In terms of say, the Vietnam Veteran Memorial, or the map of Tokyo, any particular person would likely only care about a tiny fragment of the data, such as one name or one square. It may be useful to have access to the rest the data, but no one would be specifically wanting to know about a lot of the visualization.
I guess the takeaway is that visualizations which present dense data allow the user to pick out for themselves what is useful about the visualization, rather than the visualization itself telling the user what is interesting. It could have utility in some cases, but in general I would shy away from this technique unless that specific effect is intended.
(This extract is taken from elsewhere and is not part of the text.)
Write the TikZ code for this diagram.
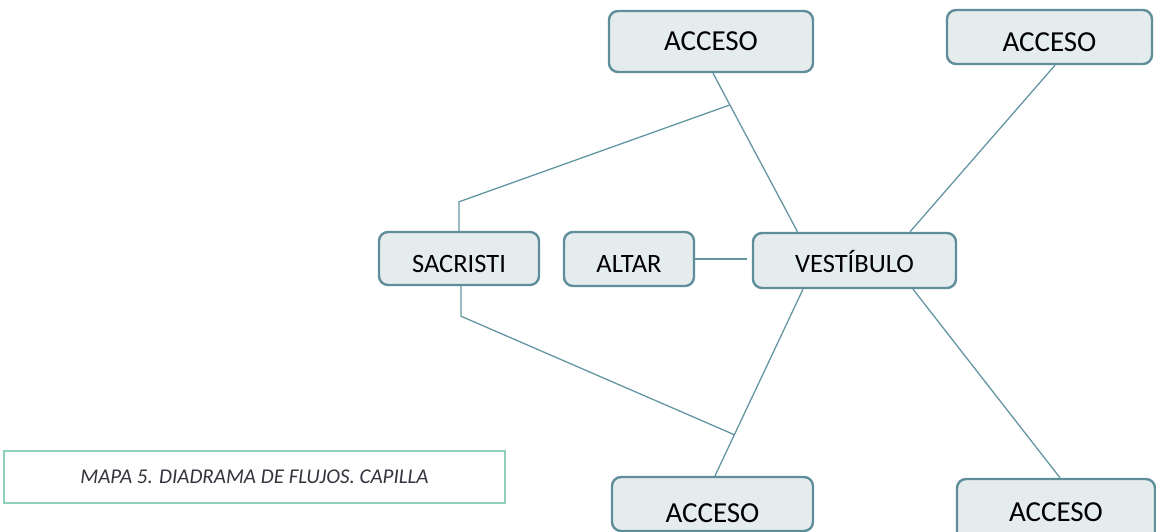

Matthew Can - Feb 06, 2011 02:44:41 am
Like others who have commented, I took issue with Tufte's view on maximizing data density. I think the principle of maximizing data density is generally something for which we should strive. What I disagree with is Tufte's extreme position on the principle and the way he puts it into effect, particularly his quantitative definition of data density. I think it's misleading when he praises visualizations that display tens or hundreds of thousands of data numbers per square inch (for example, the map of the galaxies). Just because that much data went into the creation of the visualization does not mean the visualization makes all of it readily available to the viewer. And in fact it should not. The real virtue of Tufte's examples is not how many numbers they pack into each square inch but rather how deftly they show the gestalt of all those numbers. His chapter would have been much more informative had he focused less on data density measures and more on techniques for qualitatively increasing data density.
Furthermore, Tufte argued for maximizing data density in the visual display of quantitative information. Does this principle hold for non-quantitative information?